WeWork in Manhatten, New York

Its demographic is varied. “When I first started three years ago, the vast majority of our members in London were individuals, entrepreneurs, and SMEs,” says Finnigan. “But in the last 18 months we’ve seen a huge demand for our enterprise membership, that’s for a thousand or more employees.”

Larger companies are using the service for different reasons, whether it is to have access to global spaces, to foster a culture of innovation, to attract and retain key talent, or because of the flexibility WeWork provides. “The way we work is less binary now,” Finnigan says. “That’s why all the extra things we provide to members are so important.”

The company is also at the forefront of big data, and uses anonymous data to build a better experience for its members. “A lot of thought and attention is placed on design, on where we would place an armchair to encourage members to speak to one another, or the fact that we would use round rugs, because research has shown that people are more likely to walk around a rug and meet and have a conversation.”

But with its high valuation, and the fact that it owns very few of its assets, WeWork is not without its sceptics. There are concerns that the company’s business model will not be sustainable in a market downturn, and that the extra services the company offers does not negate the fact that it should be judged the same way as other flexible-space operators.

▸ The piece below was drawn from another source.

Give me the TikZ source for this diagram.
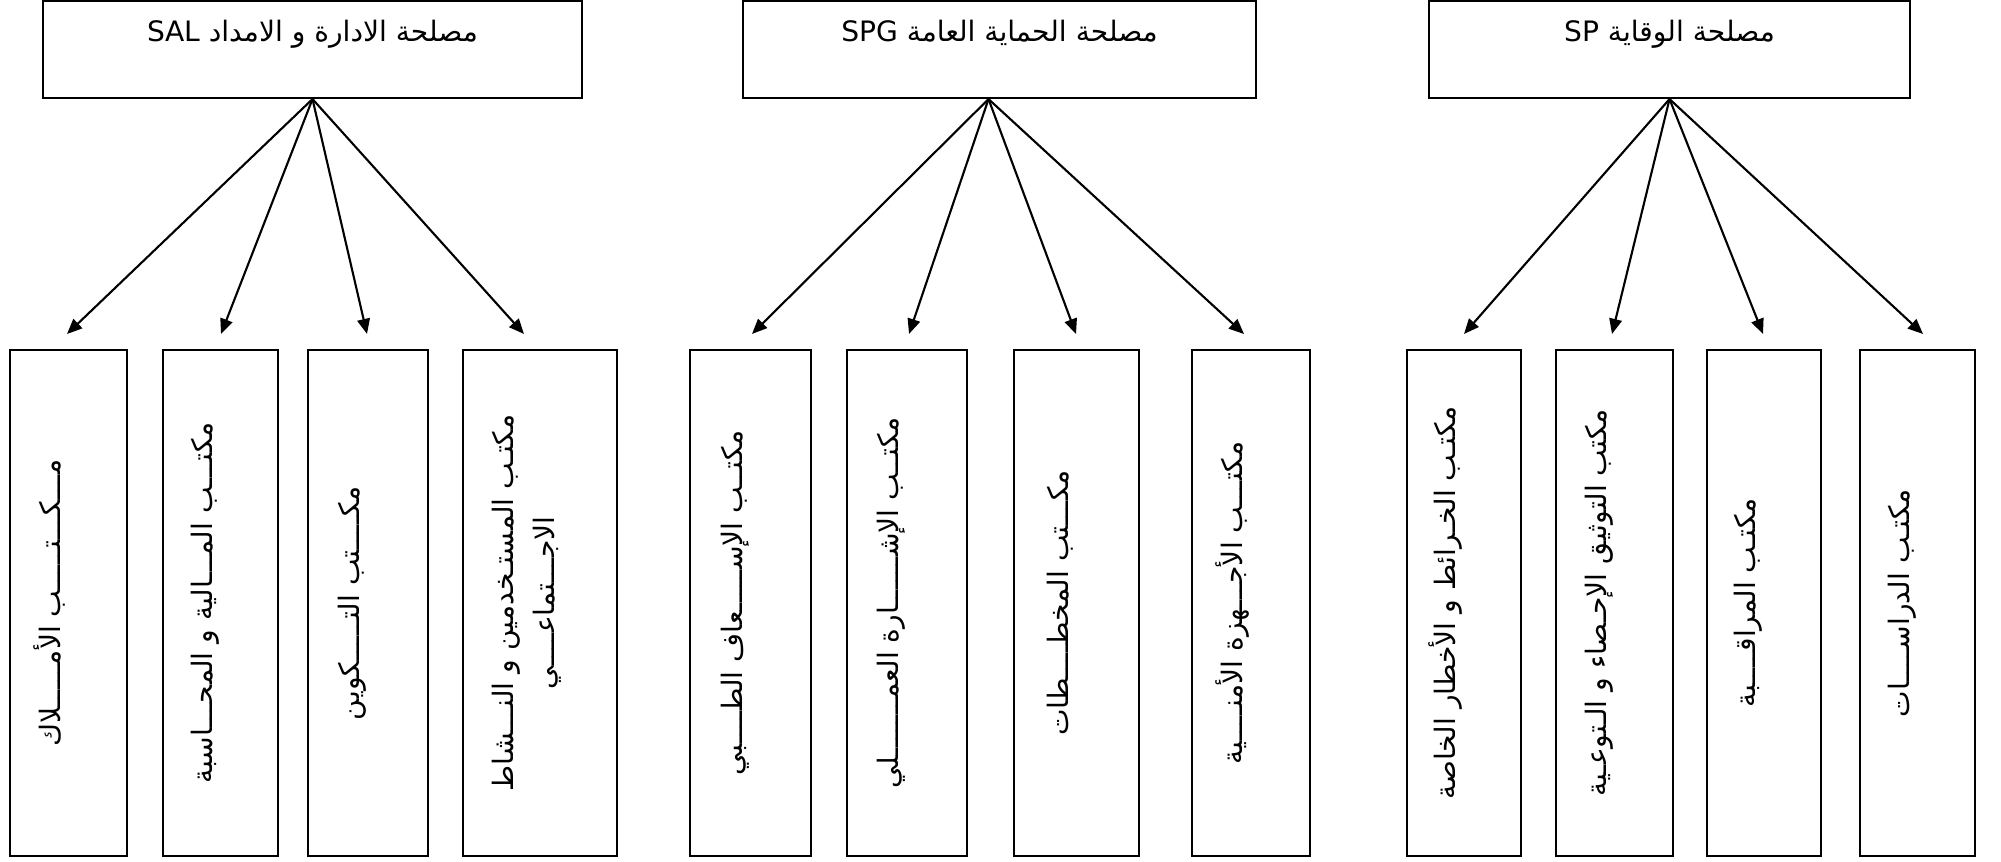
\documentclass[tikz,border=0pt]{standalone}
\usepackage{fontspec}
\usepackage{graphicx}
\usetikzlibrary{arrows.meta,positioning}
\newfontfamily\arabicfont[Script=Arabic]{DejaVu Sans}
\TeXXeTstate=1
\newcommand{\artext}[1]{{\arabicfont\beginR #1\endR}}
\newcommand{\vlab}[1]{\rotatebox{90}{\raisebox{2.3pt}[0pt][0pt]{\artext{#1}}}}

\begin{document}
\begin{tikzpicture}[
    x=0.01cm,y=-0.01cm,
    topbox/.style={rectangle,draw,line width=0.6pt,inner sep=0pt,
                   text height=0.41cm,text depth=0.56cm,font=\fontsize{8}{10}\selectfont},
    officebox/.style={rectangle,draw,line width=0.6pt,inner sep=0pt,minimum height=5.06cm,
                      font=\fontsize{8}{11.7}\selectfont},
    arr/.style={-{Triangle[length=4.3pt,width=3.6pt]},line width=0.6pt}
]
\useasboundingbox (0,0) rectangle (2001,861);
% Services
\node[topbox,minimum width=5.39cm] (sal) at (312.5,49.5)
    {\artext{مصلحة الادارة و الامداد \beginL SAL\endL}};
\node[topbox,minimum width=5.13cm] (spg) at (999.5,49.5)
    {\artext{مصلحة الحماية العامة \beginL SPG\endL}};
\node[topbox,minimum width=4.81cm] (sp) at (1669.5,49.5)
    {\artext{مصلحة الوقاية \beginL SP\endL}};

% Offices of SAL
\node[officebox,minimum width=1.17cm] (b1) at (68.5,603) {\vlab{مـــكـــتـــــب الأمـــــلاك}};
\node[officebox,minimum width=1.15cm] (b2) at (220.5,603) {\vlab{مكتـــب المـــالية و المحـــاسبة}};
\node[officebox,minimum width=1.20cm] (b3) at (368,603) {\vlab{مكــــتب التـــــكوين}};
\node[officebox,minimum width=1.54cm] (b4) at (540,603)
    {\rotatebox{90}{\raisebox{2.1pt}[0pt][0pt]{\begin{tabular}{@{}c@{}}
      \artext{مكتـب المستـخدمين و النـــشاط}\\ \artext{الاجـــتماعــــي}\end{tabular}}}};
% Offices of SPG
\node[officebox,minimum width=1.21cm] (b5) at (750.5,603) {\vlab{مكتــب الإســـــعاف الطــــبي}};
\node[officebox,minimum width=1.20cm] (b6) at (907,603) {\vlab{مكتــب الإشــــــارة العمـــــــلي}};
\node[officebox,minimum width=1.25cm] (b7) at (1076.5,603) {\vlab{مكـــتب المخطــــطات}};
\node[officebox,minimum width=1.18cm] (b8) at (1251,603) {\vlab{مكتـــب الأجـــهزة الأمنــــية}};
% Offices of SP
\node[officebox,minimum width=1.14cm] (b9) at (1464,603) {\vlab{مكتـب الخـرائط و الأخطار الخاصة}};
\node[officebox,minimum width=1.17cm] (b10) at (1614.5,603) {\vlab{مكتب التوثيق الإحـصاء و الـتوعـية}};
\node[officebox,minimum width=1.14cm] (b11) at (1764,603) {\vlab{مكتـب المراقــــبة}};
\node[officebox,minimum width=1.15cm] (b12) at (1917.5,603) {\vlab{مكتـب الدراســــات}};

% arrow ends
\coordinate (t1) at (67,334);
\coordinate (t2) at (221,334);
\coordinate (t3) at (367,334);
\coordinate (t4) at (524,334);
\coordinate (t5) at (752,334);
\coordinate (t6) at (909,334);
\coordinate (t7) at (1076,334);
\coordinate (t8) at (1244,334);
\coordinate (t9) at (1464,334);
\coordinate (t10) at (1612,334);
\coordinate (t11) at (1763,334);
\coordinate (t12) at (1923,334);
\coordinate (spgout) at ([xshift=-0.11cm]spg.south);

\draw[arr] (sal.south) -- (t1);
\draw[arr] (sal.south) -- (t2);
\draw[arr] (sal.south) -- (t3);
\draw[arr] (sal.south) -- (t4);
\draw[arr] (spgout) -- (t5);
\draw[arr] (spgout) -- (t6);
\draw[arr] (spgout) -- (t7);
\draw[arr] (spgout) -- (t8);
\draw[arr] (sp.south) -- (t9);
\draw[arr] (sp.south) -- (t10);
\draw[arr] (sp.south) -- (t11);
\draw[arr] (sp.south) -- (t12);
\end{tikzpicture}
\end{document}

Finnigan dismisses the concern. “In a downturn, flexibility becomes so much more important than it is in the boom time,” she says. “Businesses are able to scale up and down much more easily. There is normally a surge in entrepreneurial activity in a recession, and people crave community more. I think, given that we are in a position where we have entrepreneurs as well as larger corporates in our space, we are well placed to deal with a recession. And we do underwrite our deals very conservatively,” she argues.